• Source material

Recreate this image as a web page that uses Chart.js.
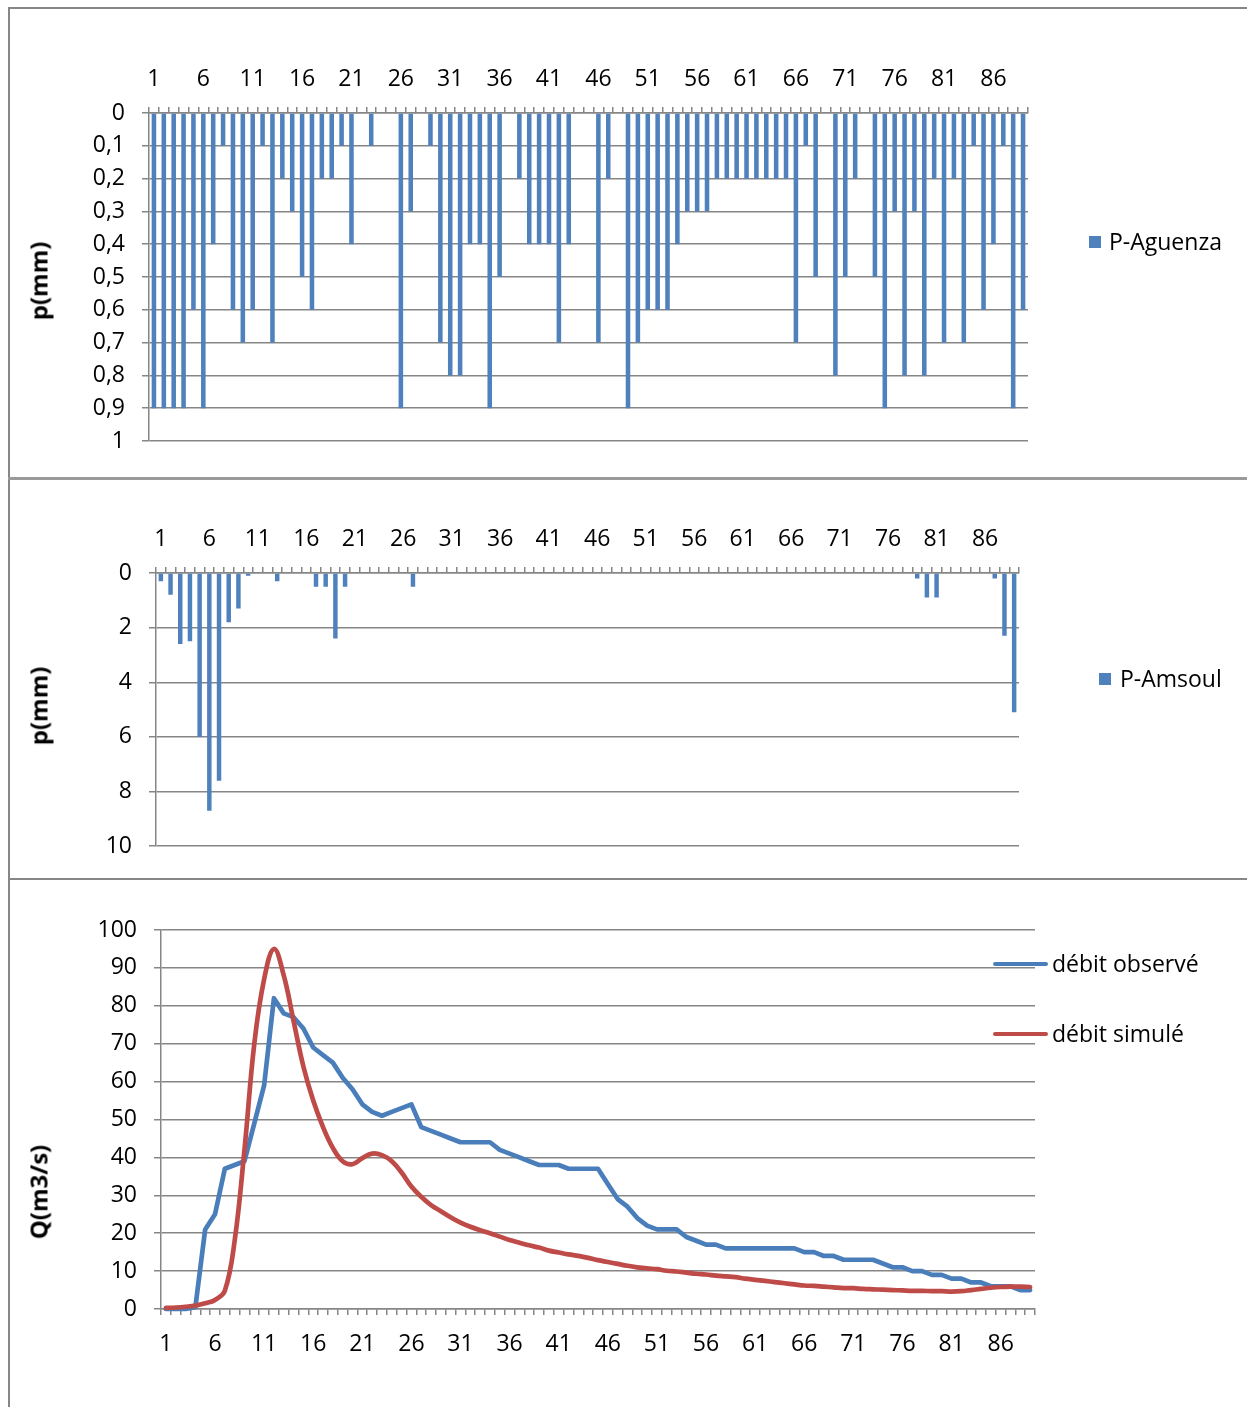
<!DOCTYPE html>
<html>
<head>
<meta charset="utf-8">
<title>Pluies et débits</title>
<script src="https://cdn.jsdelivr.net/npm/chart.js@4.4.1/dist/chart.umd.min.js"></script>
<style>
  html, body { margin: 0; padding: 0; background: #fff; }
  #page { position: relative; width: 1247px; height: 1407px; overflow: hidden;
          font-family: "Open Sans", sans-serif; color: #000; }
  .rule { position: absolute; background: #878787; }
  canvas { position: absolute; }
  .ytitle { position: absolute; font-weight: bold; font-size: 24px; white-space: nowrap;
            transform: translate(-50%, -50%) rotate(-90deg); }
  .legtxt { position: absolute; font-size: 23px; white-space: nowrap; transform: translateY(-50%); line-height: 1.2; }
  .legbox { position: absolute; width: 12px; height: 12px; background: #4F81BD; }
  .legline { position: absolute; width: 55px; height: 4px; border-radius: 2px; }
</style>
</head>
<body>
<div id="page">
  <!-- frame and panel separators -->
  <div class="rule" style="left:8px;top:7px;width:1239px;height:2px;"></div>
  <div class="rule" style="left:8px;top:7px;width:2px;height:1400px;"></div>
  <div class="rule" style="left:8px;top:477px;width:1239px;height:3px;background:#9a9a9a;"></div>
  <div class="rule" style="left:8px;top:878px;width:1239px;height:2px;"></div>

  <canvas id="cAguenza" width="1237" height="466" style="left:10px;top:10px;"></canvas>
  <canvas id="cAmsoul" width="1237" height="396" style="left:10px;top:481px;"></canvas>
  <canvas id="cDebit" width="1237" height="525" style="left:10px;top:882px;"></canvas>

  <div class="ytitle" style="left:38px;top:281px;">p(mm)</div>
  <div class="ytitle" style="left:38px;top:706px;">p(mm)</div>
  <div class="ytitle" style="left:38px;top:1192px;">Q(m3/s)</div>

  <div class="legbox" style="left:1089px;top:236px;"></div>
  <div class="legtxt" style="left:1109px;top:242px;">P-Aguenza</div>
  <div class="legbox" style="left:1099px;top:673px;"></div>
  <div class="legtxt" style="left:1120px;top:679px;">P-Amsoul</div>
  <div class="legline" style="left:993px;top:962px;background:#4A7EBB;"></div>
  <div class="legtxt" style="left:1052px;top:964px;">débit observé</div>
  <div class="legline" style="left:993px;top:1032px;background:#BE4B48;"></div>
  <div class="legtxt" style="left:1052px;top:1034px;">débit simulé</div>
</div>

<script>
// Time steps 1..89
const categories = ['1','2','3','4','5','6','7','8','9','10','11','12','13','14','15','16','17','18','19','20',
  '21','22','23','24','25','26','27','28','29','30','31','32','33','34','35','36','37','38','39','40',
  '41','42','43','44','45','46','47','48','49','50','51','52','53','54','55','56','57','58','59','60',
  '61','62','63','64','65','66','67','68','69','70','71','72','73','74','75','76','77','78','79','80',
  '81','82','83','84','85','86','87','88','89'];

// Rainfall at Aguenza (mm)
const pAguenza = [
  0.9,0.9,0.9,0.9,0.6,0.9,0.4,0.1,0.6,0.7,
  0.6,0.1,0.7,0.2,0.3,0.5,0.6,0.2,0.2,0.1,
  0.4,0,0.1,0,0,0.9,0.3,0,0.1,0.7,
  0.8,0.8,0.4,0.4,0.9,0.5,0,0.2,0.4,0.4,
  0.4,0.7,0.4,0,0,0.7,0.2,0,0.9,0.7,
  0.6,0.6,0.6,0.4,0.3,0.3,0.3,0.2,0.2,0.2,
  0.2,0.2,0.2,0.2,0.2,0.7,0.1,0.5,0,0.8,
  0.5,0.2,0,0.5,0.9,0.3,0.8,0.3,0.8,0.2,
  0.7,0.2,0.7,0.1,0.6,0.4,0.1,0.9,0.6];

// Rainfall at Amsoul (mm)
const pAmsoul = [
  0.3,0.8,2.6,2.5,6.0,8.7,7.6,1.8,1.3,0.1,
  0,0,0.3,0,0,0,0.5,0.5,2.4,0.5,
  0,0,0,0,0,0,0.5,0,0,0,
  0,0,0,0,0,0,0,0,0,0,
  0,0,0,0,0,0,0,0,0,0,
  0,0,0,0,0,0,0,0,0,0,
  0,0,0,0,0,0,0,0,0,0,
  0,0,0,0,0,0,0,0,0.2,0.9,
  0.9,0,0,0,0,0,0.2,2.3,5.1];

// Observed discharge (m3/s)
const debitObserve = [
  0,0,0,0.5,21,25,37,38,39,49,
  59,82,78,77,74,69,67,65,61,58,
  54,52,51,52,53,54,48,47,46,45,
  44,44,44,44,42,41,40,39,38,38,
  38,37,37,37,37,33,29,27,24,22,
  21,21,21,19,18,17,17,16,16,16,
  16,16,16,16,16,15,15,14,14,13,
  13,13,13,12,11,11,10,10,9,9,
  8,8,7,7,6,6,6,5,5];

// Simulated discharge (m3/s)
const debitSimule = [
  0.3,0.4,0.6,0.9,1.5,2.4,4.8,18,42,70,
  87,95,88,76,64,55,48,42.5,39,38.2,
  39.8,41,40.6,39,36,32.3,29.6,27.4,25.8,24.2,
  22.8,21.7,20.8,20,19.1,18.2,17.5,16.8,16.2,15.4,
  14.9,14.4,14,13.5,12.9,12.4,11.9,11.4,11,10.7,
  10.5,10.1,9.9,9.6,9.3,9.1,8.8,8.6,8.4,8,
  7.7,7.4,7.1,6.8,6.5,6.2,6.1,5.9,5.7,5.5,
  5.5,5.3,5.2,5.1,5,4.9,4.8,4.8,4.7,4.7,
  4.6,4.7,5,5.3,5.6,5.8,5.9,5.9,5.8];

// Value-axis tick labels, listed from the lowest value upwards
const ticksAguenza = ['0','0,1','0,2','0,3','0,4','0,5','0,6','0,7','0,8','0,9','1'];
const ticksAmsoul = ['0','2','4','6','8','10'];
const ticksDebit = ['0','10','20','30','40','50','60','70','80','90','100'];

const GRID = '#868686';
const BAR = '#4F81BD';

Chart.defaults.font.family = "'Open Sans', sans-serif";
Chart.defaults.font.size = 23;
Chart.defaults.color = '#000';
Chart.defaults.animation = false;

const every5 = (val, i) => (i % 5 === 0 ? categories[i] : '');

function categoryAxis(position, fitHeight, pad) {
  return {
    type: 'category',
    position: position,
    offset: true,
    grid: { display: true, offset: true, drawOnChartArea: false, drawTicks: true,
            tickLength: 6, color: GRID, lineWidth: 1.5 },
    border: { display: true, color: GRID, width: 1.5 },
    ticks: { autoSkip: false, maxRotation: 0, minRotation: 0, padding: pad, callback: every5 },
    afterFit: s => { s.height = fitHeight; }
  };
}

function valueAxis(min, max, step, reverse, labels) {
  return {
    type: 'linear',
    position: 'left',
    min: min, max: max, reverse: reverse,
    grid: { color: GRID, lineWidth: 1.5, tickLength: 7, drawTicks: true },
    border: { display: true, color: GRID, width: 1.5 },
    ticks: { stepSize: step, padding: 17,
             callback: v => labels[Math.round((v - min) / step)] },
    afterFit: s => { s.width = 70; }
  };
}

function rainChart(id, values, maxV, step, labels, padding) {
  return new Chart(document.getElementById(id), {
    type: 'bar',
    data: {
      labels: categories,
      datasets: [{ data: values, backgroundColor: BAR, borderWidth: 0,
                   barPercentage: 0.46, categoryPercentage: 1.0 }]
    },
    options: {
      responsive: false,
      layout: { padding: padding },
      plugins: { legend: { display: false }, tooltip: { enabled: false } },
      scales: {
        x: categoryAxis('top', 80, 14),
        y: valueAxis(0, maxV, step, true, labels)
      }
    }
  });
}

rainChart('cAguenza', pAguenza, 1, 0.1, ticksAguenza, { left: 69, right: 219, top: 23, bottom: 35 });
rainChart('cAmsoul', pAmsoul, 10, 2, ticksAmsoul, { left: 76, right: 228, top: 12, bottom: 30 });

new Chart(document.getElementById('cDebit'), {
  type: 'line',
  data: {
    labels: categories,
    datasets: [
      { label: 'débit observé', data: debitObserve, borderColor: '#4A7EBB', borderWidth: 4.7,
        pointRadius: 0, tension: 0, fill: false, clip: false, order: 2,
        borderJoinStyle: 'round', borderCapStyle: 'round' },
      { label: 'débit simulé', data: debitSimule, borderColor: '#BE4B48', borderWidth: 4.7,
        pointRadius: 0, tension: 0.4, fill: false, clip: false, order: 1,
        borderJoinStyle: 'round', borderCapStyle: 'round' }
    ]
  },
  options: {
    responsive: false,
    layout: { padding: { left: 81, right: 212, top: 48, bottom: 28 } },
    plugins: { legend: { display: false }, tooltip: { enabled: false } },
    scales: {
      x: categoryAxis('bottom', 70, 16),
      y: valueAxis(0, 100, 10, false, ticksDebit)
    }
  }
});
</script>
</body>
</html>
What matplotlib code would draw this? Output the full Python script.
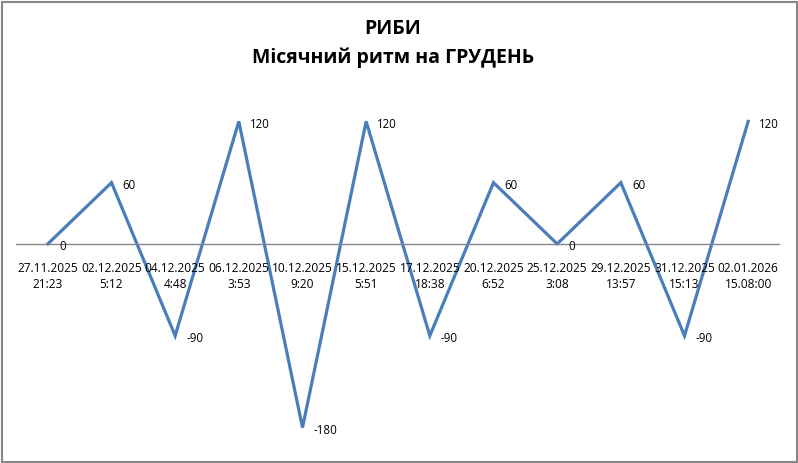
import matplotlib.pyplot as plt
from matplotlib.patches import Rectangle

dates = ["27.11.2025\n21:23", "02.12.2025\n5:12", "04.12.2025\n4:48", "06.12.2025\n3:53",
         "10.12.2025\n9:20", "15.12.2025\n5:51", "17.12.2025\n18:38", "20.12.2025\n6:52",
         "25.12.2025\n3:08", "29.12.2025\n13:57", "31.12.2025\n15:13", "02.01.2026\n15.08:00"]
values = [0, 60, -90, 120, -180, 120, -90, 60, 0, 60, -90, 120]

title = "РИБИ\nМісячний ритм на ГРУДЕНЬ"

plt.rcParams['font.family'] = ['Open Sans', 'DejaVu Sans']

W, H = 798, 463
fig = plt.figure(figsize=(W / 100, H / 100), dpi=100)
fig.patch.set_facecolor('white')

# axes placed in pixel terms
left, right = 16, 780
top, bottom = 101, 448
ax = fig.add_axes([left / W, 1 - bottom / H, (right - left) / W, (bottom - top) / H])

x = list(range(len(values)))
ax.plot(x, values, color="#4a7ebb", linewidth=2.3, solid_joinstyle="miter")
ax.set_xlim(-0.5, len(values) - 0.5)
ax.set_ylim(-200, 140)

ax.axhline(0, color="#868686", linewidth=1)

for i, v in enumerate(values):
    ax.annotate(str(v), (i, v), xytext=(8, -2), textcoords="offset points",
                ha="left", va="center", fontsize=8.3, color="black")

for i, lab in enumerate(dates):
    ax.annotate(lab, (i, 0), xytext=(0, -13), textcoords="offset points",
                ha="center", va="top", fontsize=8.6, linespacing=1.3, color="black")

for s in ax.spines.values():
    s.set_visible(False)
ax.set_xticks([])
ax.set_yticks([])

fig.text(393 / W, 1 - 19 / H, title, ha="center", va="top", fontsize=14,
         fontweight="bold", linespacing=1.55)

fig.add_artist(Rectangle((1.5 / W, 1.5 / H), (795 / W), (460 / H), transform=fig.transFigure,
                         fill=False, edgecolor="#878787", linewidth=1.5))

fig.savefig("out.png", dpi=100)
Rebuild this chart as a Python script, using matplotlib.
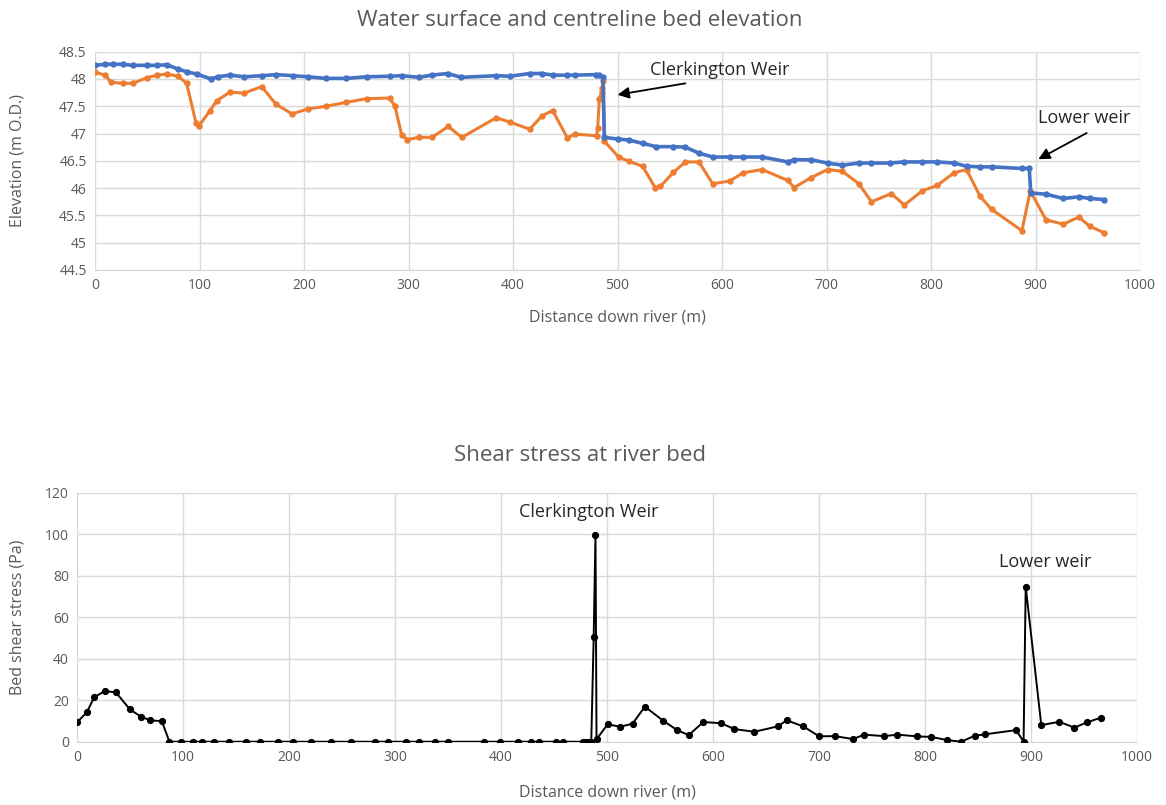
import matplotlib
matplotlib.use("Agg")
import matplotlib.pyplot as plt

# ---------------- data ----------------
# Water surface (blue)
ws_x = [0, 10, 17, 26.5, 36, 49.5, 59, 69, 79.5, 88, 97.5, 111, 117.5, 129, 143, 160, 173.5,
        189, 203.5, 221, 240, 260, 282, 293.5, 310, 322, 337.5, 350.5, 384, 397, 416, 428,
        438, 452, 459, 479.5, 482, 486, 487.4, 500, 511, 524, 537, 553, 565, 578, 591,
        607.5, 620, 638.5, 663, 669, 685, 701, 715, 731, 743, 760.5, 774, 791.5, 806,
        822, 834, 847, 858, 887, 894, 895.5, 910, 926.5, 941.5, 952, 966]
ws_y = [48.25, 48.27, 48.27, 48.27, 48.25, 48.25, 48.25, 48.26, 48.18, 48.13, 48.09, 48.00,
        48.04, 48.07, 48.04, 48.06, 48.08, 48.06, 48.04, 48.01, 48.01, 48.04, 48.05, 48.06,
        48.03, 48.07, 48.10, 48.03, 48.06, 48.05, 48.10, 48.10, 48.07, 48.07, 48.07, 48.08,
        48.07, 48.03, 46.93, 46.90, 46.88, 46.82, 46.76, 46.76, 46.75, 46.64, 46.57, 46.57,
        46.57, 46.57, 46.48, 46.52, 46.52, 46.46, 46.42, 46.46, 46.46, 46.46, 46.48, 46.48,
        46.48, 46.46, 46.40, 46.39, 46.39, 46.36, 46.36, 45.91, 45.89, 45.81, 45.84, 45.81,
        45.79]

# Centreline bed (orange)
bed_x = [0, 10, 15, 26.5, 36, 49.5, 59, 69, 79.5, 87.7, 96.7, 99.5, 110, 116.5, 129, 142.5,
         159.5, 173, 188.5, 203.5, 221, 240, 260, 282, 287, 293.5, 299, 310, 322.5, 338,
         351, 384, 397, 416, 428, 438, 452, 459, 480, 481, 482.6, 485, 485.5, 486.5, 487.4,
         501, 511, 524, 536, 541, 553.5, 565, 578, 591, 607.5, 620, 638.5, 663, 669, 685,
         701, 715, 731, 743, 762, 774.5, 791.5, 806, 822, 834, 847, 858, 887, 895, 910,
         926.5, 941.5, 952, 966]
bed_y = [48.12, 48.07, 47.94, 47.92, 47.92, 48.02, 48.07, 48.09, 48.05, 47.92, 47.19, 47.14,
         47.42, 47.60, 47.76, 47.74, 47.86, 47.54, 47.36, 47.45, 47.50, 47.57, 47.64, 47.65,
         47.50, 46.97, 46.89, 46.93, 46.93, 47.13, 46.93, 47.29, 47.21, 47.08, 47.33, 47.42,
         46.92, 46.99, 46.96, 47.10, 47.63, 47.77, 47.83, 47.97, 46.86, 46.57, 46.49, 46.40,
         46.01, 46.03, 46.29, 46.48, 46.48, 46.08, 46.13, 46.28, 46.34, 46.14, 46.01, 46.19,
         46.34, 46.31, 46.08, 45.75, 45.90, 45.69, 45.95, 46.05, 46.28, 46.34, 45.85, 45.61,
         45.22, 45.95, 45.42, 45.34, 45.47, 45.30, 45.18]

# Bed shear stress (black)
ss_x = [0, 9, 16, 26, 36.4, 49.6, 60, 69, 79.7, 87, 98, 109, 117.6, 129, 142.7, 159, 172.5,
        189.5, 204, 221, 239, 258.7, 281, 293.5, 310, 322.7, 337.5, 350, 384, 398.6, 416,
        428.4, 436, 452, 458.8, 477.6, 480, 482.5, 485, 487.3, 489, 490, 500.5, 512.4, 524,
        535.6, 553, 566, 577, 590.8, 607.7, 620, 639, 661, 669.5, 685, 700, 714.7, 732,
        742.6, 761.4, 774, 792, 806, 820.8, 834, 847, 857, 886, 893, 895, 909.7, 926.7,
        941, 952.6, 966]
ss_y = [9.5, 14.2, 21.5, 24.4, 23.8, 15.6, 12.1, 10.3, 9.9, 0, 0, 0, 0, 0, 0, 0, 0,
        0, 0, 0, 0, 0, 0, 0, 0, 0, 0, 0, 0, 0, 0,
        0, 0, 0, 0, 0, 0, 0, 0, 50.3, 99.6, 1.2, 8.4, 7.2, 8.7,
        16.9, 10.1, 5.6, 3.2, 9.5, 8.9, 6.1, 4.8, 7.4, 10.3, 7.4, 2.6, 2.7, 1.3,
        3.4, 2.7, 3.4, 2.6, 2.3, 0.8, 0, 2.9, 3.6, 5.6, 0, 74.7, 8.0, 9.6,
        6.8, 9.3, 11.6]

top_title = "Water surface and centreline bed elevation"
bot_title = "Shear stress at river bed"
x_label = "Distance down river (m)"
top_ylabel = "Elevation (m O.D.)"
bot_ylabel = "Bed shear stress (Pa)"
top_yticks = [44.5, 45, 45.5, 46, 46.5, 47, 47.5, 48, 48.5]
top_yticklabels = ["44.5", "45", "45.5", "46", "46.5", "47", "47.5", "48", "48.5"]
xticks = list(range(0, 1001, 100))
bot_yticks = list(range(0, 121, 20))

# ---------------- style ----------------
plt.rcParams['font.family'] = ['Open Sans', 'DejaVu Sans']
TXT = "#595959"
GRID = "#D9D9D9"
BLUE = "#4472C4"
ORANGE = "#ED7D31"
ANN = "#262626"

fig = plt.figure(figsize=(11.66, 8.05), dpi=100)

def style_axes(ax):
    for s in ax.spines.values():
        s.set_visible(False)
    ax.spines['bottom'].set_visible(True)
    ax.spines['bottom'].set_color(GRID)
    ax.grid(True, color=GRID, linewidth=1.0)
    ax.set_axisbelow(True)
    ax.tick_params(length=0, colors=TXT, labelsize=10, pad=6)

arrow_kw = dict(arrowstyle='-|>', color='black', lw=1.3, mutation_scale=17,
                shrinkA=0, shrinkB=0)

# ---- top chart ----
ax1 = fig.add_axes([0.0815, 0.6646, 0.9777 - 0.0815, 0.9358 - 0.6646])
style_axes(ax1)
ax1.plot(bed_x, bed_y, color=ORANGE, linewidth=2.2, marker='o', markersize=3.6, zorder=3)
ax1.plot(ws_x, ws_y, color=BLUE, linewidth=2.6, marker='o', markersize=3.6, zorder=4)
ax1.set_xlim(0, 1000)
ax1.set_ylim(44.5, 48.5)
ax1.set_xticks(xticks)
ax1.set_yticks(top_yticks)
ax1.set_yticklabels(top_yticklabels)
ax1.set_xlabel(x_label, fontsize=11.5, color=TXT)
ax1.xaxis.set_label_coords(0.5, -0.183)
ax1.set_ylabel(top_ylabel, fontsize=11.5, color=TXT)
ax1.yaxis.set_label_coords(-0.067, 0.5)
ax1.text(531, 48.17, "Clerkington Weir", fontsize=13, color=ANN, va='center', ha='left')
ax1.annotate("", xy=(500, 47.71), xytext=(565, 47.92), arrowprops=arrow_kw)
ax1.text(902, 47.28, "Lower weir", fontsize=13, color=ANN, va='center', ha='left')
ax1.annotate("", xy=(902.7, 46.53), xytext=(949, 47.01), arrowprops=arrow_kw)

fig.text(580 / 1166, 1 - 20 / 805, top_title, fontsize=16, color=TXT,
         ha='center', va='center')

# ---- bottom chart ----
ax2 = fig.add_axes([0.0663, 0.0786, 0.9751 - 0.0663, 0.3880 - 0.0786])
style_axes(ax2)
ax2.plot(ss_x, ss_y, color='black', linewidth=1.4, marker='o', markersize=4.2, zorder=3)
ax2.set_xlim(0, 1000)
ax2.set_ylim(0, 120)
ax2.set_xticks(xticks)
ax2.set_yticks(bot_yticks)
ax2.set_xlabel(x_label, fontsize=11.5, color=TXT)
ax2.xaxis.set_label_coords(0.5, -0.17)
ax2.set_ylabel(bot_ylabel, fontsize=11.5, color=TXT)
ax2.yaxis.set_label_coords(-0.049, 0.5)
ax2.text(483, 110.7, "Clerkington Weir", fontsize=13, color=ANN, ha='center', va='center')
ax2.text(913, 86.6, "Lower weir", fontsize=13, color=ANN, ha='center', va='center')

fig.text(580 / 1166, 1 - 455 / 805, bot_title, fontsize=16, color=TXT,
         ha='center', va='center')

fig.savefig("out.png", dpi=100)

• Your task
Scan the entries above. Copy each line that has the string "this".

• Task result
Recreate this image as a web page that uses Chart.js.
What matplotlib code would draw this? Output the full Python script.
Rebuild this chart as a Python script, using matplotlib.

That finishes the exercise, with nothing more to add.